- INSTRUCTIONS FOR THE TASK:
Begin with the first line and repeat exactly through the line containing "200, 300, 400, 500, 600, 700, 800, 900, 2000, 3000]"; leave every image out.

***

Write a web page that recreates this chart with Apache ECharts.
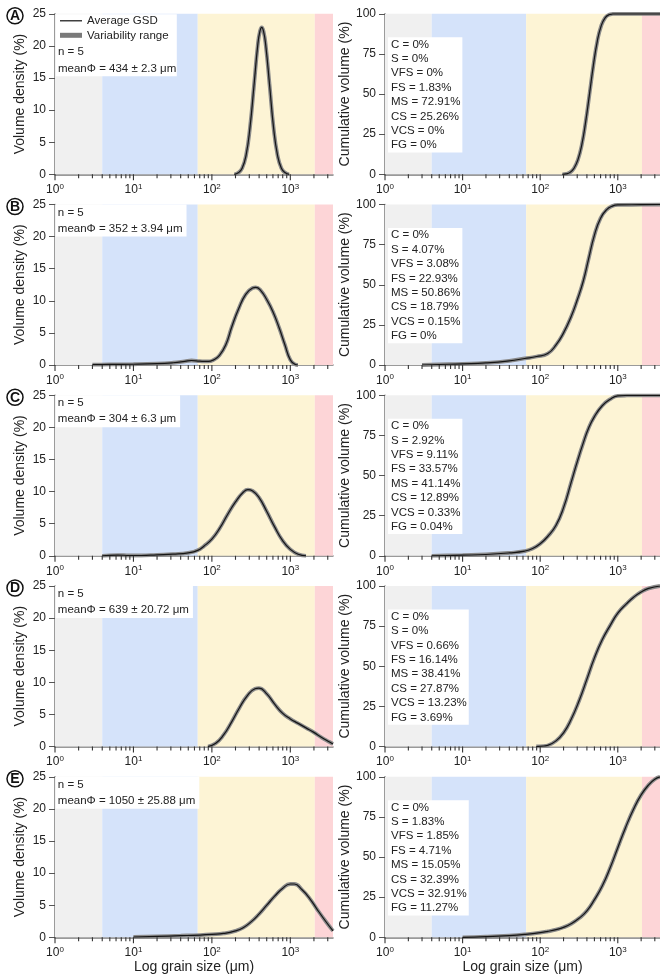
<!DOCTYPE html>
<html>
<head>
<meta charset="utf-8">
<script src="https://cdn.jsdelivr.net/npm/echarts@6/dist/echarts.min.js"></script>
<style>
  html, body { margin: 0; background: #fff; }
  #chart { width: 660px; height: 977px; }
</style>
</head>
<body>
<div id="chart"></div>
<script>
// grain size classes (um) used for the background bands
const bandEdges = [1, 4, 66, 2050, 3500]
const bandColors = ['#f0f0f0', '#d5e3fa', '#fdf4d5', '#fdd5d7']

const majorTicks = [1, 10, 100, 1000]
const minorTicks = [2, 3, 4, 5, 6, 7, 8, 9, 20, 30, 40, 50, 60, 70, 80, 90,
  200, 300, 400, 500, 600, 700, 800, 900, 2000, 3000]

const panelLetters = ['A', 'B', 'C', 'D', 'E']
const meanText = ['434 ± 2.3 μm', '352 ± 3.94 μm', '304 ± 6.3 μm', '639 ± 20.72 μm', '1050 ± 25.88 μm']
const classNames = ['C', 'S', 'VFS', 'FS', 'MS', 'CS', 'VCS', 'FG']
const classPctA = ['0', '0', '0', '1.83', '72.91', '25.26', '0', '0']
const classPctB = ['0', '4.07', '3.08', '22.93', '50.86', '18.79', '0.15', '0']
const classPctC = ['0', '2.92', '9.11', '33.57', '41.14', '12.89', '0.33', '0.04']
const classPctD = ['0', '0', '0.66', '16.14', '38.41', '27.87', '13.23', '3.69']
const classPctE = ['0', '1.83', '1.85', '4.71', '15.05', '32.39', '32.91', '11.27']

// volume density (%)
const sizeA = [193, 217, 243, 273, 306, 344, 385, 410, 432, 455, 485, 545, 611, 686, 769, 863, 968]
const densA = [0, 0.23, 0.94, 3.0, 7.3, 13.8, 20.2, 22.3, 22.9, 22.3, 20.2, 13.8, 7.3, 3.0, 0.94, 0.23, 0]
const sizeB = [3, 5, 10, 20, 32, 45, 55, 70, 90, 105, 125, 150, 180, 220, 270, 330, 363, 420, 500, 600, 720, 850, 1000, 1150, 1250]
const densB = [0.05, 0.1, 0.12, 0.2, 0.35, 0.55, 0.7, 0.6, 0.55, 0.8, 1.5, 3.1, 6.0, 8.8, 11.0, 12.0, 12.1, 11.6, 10.2, 8.3, 5.8, 3.2, 0.8, 0.1, 0]
const sizeC = [4, 6.3, 8.9, 12.6, 20, 32, 50, 66, 79, 100, 126, 158, 200, 251, 288, 331, 398, 501, 631, 794, 1000, 1259, 1585]
const densC = [0, 0.12, 0.05, 0.05, 0.15, 0.25, 0.45, 0.85, 1.5, 2.6, 4.3, 6.4, 8.4, 9.9, 10.3, 10.1, 9.1, 6.9, 4.5, 2.4, 1.0, 0.25, 0]
const sizeD = [89, 112, 141, 178, 224, 282, 355, 398, 501, 631, 794, 1000, 1259, 1585, 1995, 2512, 3162, 3500]
const densD = [0, 0.5, 1.8, 3.8, 6.0, 7.9, 9.0, 9.1, 8.2, 6.6, 5.2, 4.3, 3.6, 2.9, 2.2, 1.4, 0.7, 0.4]
const sizeE = [10, 20, 40, 71, 100, 141, 200, 251, 316, 398, 501, 631, 794, 1000, 1122, 1413, 1778, 2239, 2818, 3500]
const densE = [0.05, 0.15, 0.25, 0.35, 0.45, 0.6, 1.0, 1.5, 2.4, 3.6, 5.0, 6.4, 7.6, 8.3, 8.3, 7.4, 6.0, 4.2, 2.5, 1.0]

// cumulative volume (%)
const cumSizeA = [193, 217, 243, 273, 306, 344, 385, 432, 485, 545, 611, 686, 769, 863, 968, 3500]
const cumA = [0, 0.3, 1.2, 3.8, 9, 18.5, 32.5, 50, 68, 83, 92.5, 97.5, 99.4, 99.9, 100, 100]
const cumSizeB = [3, 5, 10, 20, 40, 63, 90, 125, 160, 200, 250, 300, 360, 420, 500, 600, 720, 850, 1000, 2000, 3500]
const cumB = [0, 0.3, 0.7, 1.3, 2.6, 4.07, 5.3, 7.15, 12.5, 20, 30.08, 40.5, 52.5, 66, 80.94, 91.5, 96.8, 99.0, 99.73, 99.88, 100]
const cumSizeC = [4, 6.3, 10, 20, 40, 63, 80, 100, 125, 160, 200, 250, 300, 360, 420, 500, 630, 800, 1000, 1300, 2000, 3500]
const cumC = [0, 0.2, 0.4, 0.8, 1.8, 2.92, 4.5, 7.5, 12.03, 19, 30, 45.6, 58.5, 70.5, 79.5, 86.74, 93.5, 97.6, 99.63, 99.9, 99.96, 100]
const cumSizeD = [89, 112, 125, 160, 200, 250, 320, 400, 500, 630, 800, 1000, 1300, 1600, 2000, 2500, 3500]
const cumD = [0, 0.3, 0.66, 3.5, 8.5, 16.8, 29, 42, 55.21, 66.5, 75.5, 83.08, 89, 93, 96.31, 98.5, 100]
const cumSizeE = [10, 20, 40, 63, 100, 125, 160, 200, 250, 320, 400, 500, 630, 800, 1000, 1250, 1600, 2000, 2500, 3000, 3500]
const cumE = [0, 0.4, 1.1, 1.83, 2.9, 3.68, 4.8, 6.2, 8.39, 12, 16.5, 23.44, 32, 43.5, 55.83, 68, 80, 88.74, 95, 98.5, 100]

const densSizes = [sizeA, sizeB, sizeC, sizeD, sizeE]
const densVals = [densA, densB, densC, densD, densE]
const cumSizes = [cumSizeA, cumSizeB, cumSizeC, cumSizeD, cumSizeE]
const cumVals = [cumA, cumB, cumC, cumD, cumE]
const classPcts = [classPctA, classPctB, classPctC, classPctD, classPctE]

const chart = echarts.init(document.getElementById('chart'))

const panelTops = [13.8, 204.5, 395.3, 586, 776.8]
const panelH = 160.5
const leftX = [55, 385]
const panelW = 278
const textColor = '#222'
const axisColor = '#7a7a7a'
const font = '11.5px Liberation Sans, Arial'

const grids = []
const xAxes = []
const yAxes = []
const series = []
const graphics = []

function pairs (xs, ys) {
  return xs.map((x, i) => [x, ys[i]])
}

// log-axis tick marks hanging below y = 0, placed through the axis scale
function tickSeries (g, values, len) {
  return {
    type: 'custom',
    xAxisIndex: g,
    yAxisIndex: g,
    data: values.map(v => [v, 0]),
    encode: { x: 0, y: 1 },
    clip: false,
    silent: true,
    z: 20,
    renderItem: (params, api) => {
      const p = api.coord([api.value(0), 0])
      return {
        type: 'line',
        z2: 100,
        shape: { x1: p[0], y1: p[1], x2: p[0], y2: p[1] + len },
        style: { stroke: '#333', lineWidth: 1.1 }
      }
    }
  }
}

panelTops.forEach((top, row) => {
  for (let col = 0; col < 2; col++) {
    const g = row * 2 + col
    const isLast = row === 4
    grids.push({ left: leftX[col], top: top, width: panelW, height: panelH })
    xAxes.push({
      type: 'log',
      logBase: 10,
      gridIndex: g,
      min: 1,
      max: 3500,
      name: isLast ? 'Log grain size (μm)' : '',
      nameLocation: 'middle',
      nameGap: 23,
      nameTextStyle: { fontSize: 14, color: textColor },
      axisLine: { show: true, lineStyle: { color: axisColor, width: 1.5 } },
      axisTick: { show: false },
      axisLabel: {
        customValues: majorTicks,
        fontSize: 12,
        color: textColor,
        margin: 8,
        formatter: v => '10{s|' + Math.round(Math.log10(v)) + '}',
        rich: { s: { fontSize: 8, color: textColor, padding: [0, 0, 7, 0] } }
      },
      splitLine: { show: false }
    })
    yAxes.push({
      type: 'value',
      gridIndex: g,
      min: 0,
      max: col === 0 ? 25 : 100,
      interval: col === 0 ? 5 : 25,
      name: col === 0 ? 'Volume density (%)' : 'Cumulative volume (%)',
      nameLocation: 'middle',
      nameGap: 28,
      nameTextStyle: { fontSize: 14, color: textColor },
      axisLine: { show: true, lineStyle: { color: axisColor, width: 1.5 } },
      axisTick: { show: true, length: 6, lineStyle: { color: '#555' } },
      axisLabel: { fontSize: 12, color: textColor, margin: 9 },
      splitLine: { show: false }
    })

    const bands = []
    for (let b = 0; b < bandColors.length; b++) {
      bands.push([{ xAxis: bandEdges[b], itemStyle: { color: bandColors[b] } }, { xAxis: bandEdges[b + 1] }])
    }
    series.push({
      type: 'line',
      xAxisIndex: g,
      yAxisIndex: g,
      data: [],
      z: 0,
      silent: true,
      markArea: { silent: true, data: bands }
    })

    const data = col === 0 ? pairs(densSizes[row], densVals[row]) : pairs(cumSizes[row], cumVals[row])
    series.push({
      name: 'Variability range',
      type: 'line',
      xAxisIndex: g,
      yAxisIndex: g,
      data: data,
      smooth: 0.5,
      showSymbol: false,
      z: 2,
      lineStyle: { color: '#8a8a8a', width: 3.8 }
    })
    series.push({
      name: 'Average GSD',
      type: 'line',
      xAxisIndex: g,
      yAxisIndex: g,
      data: data,
      smooth: 0.5,
      showSymbol: false,
      z: 3,
      lineStyle: { color: '#151515', width: 1.2 }
    })
    series.push(tickSeries(g, majorTicks, 6))
    series.push(tickSeries(g, minorTicks, 4))
  }

  // panel letter
  graphics.push({
    type: 'circle',
    shape: { cx: 15, cy: top + 2, r: 8 },
    style: { fill: '#fff', stroke: '#111', lineWidth: 1.5 },
    z: 10
  })
  graphics.push({
    type: 'text',
    x: 15,
    y: top + 2.5,
    style: { text: panelLetters[row], font: 'bold 14px Liberation Sans, Arial', fill: '#111', align: 'center', verticalAlign: 'middle' },
    z: 11
  })

  // sample info on the density panel
  if (row === 0) {
    graphics.push({ type: 'rect', shape: { x: 55.8, y: top + 0.5, width: 121, height: 62 }, style: { fill: '#fff' }, z: 10 })
    graphics.push({ type: 'line', shape: { x1: 60, y1: top + 7, x2: 82, y2: top + 7 }, style: { stroke: '#111', lineWidth: 1.2 }, z: 11 })
    graphics.push({ type: 'rect', shape: { x: 60, y: top + 19, width: 22, height: 5 }, style: { fill: '#7a7a7a' }, z: 11 })
    graphics.push({
      type: 'text', x: 87, y: top + 7,
      style: { text: 'Average GSD', font: font, fill: textColor, verticalAlign: 'middle' }, z: 11
    })
    graphics.push({
      type: 'text', x: 87, y: top + 22,
      style: { text: 'Variability range', font: font, fill: textColor, verticalAlign: 'middle' }, z: 11
    })
    graphics.push({
      type: 'text', x: 58, y: top + 30,
      style: { text: 'n = 5\nmeanΦ = ' + meanText[row], font: font, fill: textColor, lineHeight: 17 }, z: 11
    })
  } else {
    graphics.push({
      type: 'text', x: 55.8, y: top,
      style: {
        text: 'n = 5\nmeanΦ = ' + meanText[row],
        font: font,
        fill: textColor,
        lineHeight: 16,
        backgroundColor: '#fff',
        padding: [0, 4, 0, 2]
      },
      z: 10
    })
  }

  // class percentages on the cumulative panel
  graphics.push({
    type: 'text', x: 388, y: top + 23.5,
    style: {
      text: classNames.map((c, i) => c + ' = ' + classPcts[row][i] + '%').join('\n'),
      font: font,
      fill: textColor,
      lineHeight: 14.4,
      backgroundColor: '#fff',
      padding: [0, 2, 0, 3]
    },
    z: 10
  })
})

chart.setOption({
  animation: false,
  backgroundColor: '#fff',
  textStyle: { fontFamily: 'Liberation Sans, Arial, sans-serif' },
  grid: grids,
  xAxis: xAxes,
  yAxis: yAxes,
  series: series,
  graphic: graphics
})
</script>
</body>
</html>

***

- TASK ANSWER:
Write a web page that recreates this chart with Apache ECharts.
<!DOCTYPE html>
<html>
<head>
<meta charset="utf-8">
<script src="https://cdn.jsdelivr.net/npm/echarts@6/dist/echarts.min.js"></script>
<style>
  html, body { margin: 0; background: #fff; }
  #chart { width: 660px; height: 977px; }
</style>
</head>
<body>
<div id="chart"></div>
<script>
// grain size classes (um) used for the background bands
const bandEdges = [1, 4, 66, 2050, 3500]
const bandColors = ['#f0f0f0', '#d5e3fa', '#fdf4d5', '#fdd5d7']

const majorTicks = [1, 10, 100, 1000]
const minorTicks = [2, 3, 4, 5, 6, 7, 8, 9, 20, 30, 40, 50, 60, 70, 80, 90,
  200, 300, 400, 500, 600, 700, 800, 900, 2000, 3000]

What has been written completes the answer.